Photo PDFs often contain sensitive locations, documents, and faces. Prefer Apple export + local JPG to PDF over unknown HEIC upload converters.

Clear temporary JPG folders on shared computers after you build the PDF. AirDropped files linger in Downloads more often than people remember.

Location metadata may exist in photos. If metadata privacy matters, review export options and consider metadata cleanup on the PDF afterward when appropriate. See Remove PDF metadata and Are online PDF tools safe?.

Troubleshooting

LokaPDF rejects my iPhone photo

It is probably still HEIC. Export to JPG first — HEIC is not accepted directly yet.

Share sheet did not offer JPEG

Try Save to Files, open in Shortcuts with a convert action, or AirDrop to a Mac and export from Photos/Preview as JPEG.

PDF pages are in the wrong order

Rename with numeric prefixes and rebuild, or reorder before converting if the tool supports it.

Pages look sideways

Use Rotate PDF on the result, or rotate images in Photos before export.

File too large for email

Compress the PDF, use fewer photos, or reduce JPG quality on export and rebuild.

Colors look different

HEIC/JPG conversions and displays differ. For critical color work, use a calibrated desktop workflow from originals.

Windows PC cannot open HEIC at all

That is exactly why the JPG bridge exists. Convert on the iPhone/Mac first, then move JPGs to Windows for LokaPDF.

Why LokaPDF waits on native HEIC input

Supporting HEIC well across browsers and devices means careful codec and patent/practical packaging choices. Until native HEIC intake ships, the JPG bridge is the honest, reliable recommendation. We would rather document a working path than claim a drop zone that fails silently on iPhone files.

Most Compatible vs High Efficiency

iOS Camera Format “Most Compatible” stores JPG so many tools just work, including future JPG to PDF runs. “High Efficiency” stores HEIC for space savings. If HEIC friction costs you hours each month, Most Compatible may be worth the storage tradeoff. If you rarely leave Apple devices, HEIC may be fine — export only when PDF portals demand it.

How this fits other LokaPDF tools

JPG to PDF → rotate → delete mistakes → compress → optional protect. Merge with text PDFs from Word to PDF when you need a cover page. Hub: PDF Tools.

Common questions about HEIC to PDF

Can LokaPDF open HEIC directly?

Not yet. Export or convert to JPG first, then use JPG to PDF.

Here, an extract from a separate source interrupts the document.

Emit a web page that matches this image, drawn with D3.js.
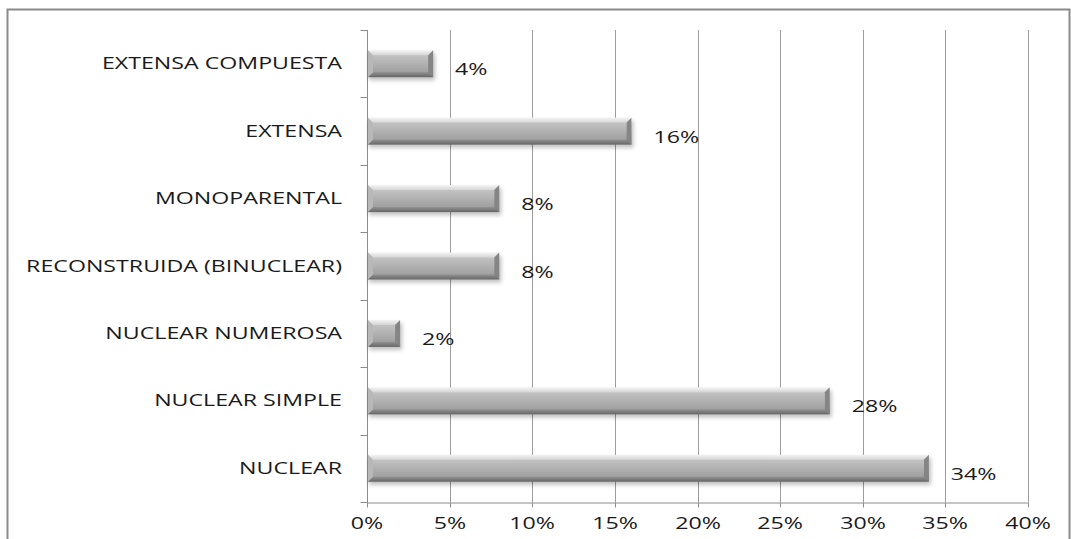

Is JPG to PDF free on LokaPDF?

Yes. No account is required. Ads are not stamped onto your PDF as a watermark.

Do you upload my photos?

JPG to PDF is designed to run locally in your browser. Photo content is not uploaded to LokaPDF for that operation.

Will I lose quality going HEIC → JPG → PDF?

JPG export can introduce loss depending on settings. For receipts and forms, it is usually acceptable. Keep HEIC masters for precious photos.

Can I do this entirely on iPhone?

Often yes: export JPG to Files, then open JPG to PDF in Safari/Chrome for moderate batches. Large batches are easier on a computer.

What about PNG?

If you can export PNG and the tool accepts it, that can work too. This guide focuses on JPG because iOS commonly offers JPEG for compatibility.

Is there a one-tap HEIC to PDF site you recommend instead?

Be cautious with upload-based HEIC converters for sensitive camera roll content. The export-then-local PDF path is the privacy-friendlier default we recommend here.

Putting it all together

HEIC is normal on iPhones; many PDF workflows still want JPG pages. Until LokaPDF accepts HEIC directly, export to JPG, then build the PDF locally with JPG to PDF — an honest bridge that keeps photo assembly on your device.

Select only the photos you need, convert them to JPG with Apple’s tools, open JPG to PDF, verify order and clarity, then compress or protect if the destination requires it.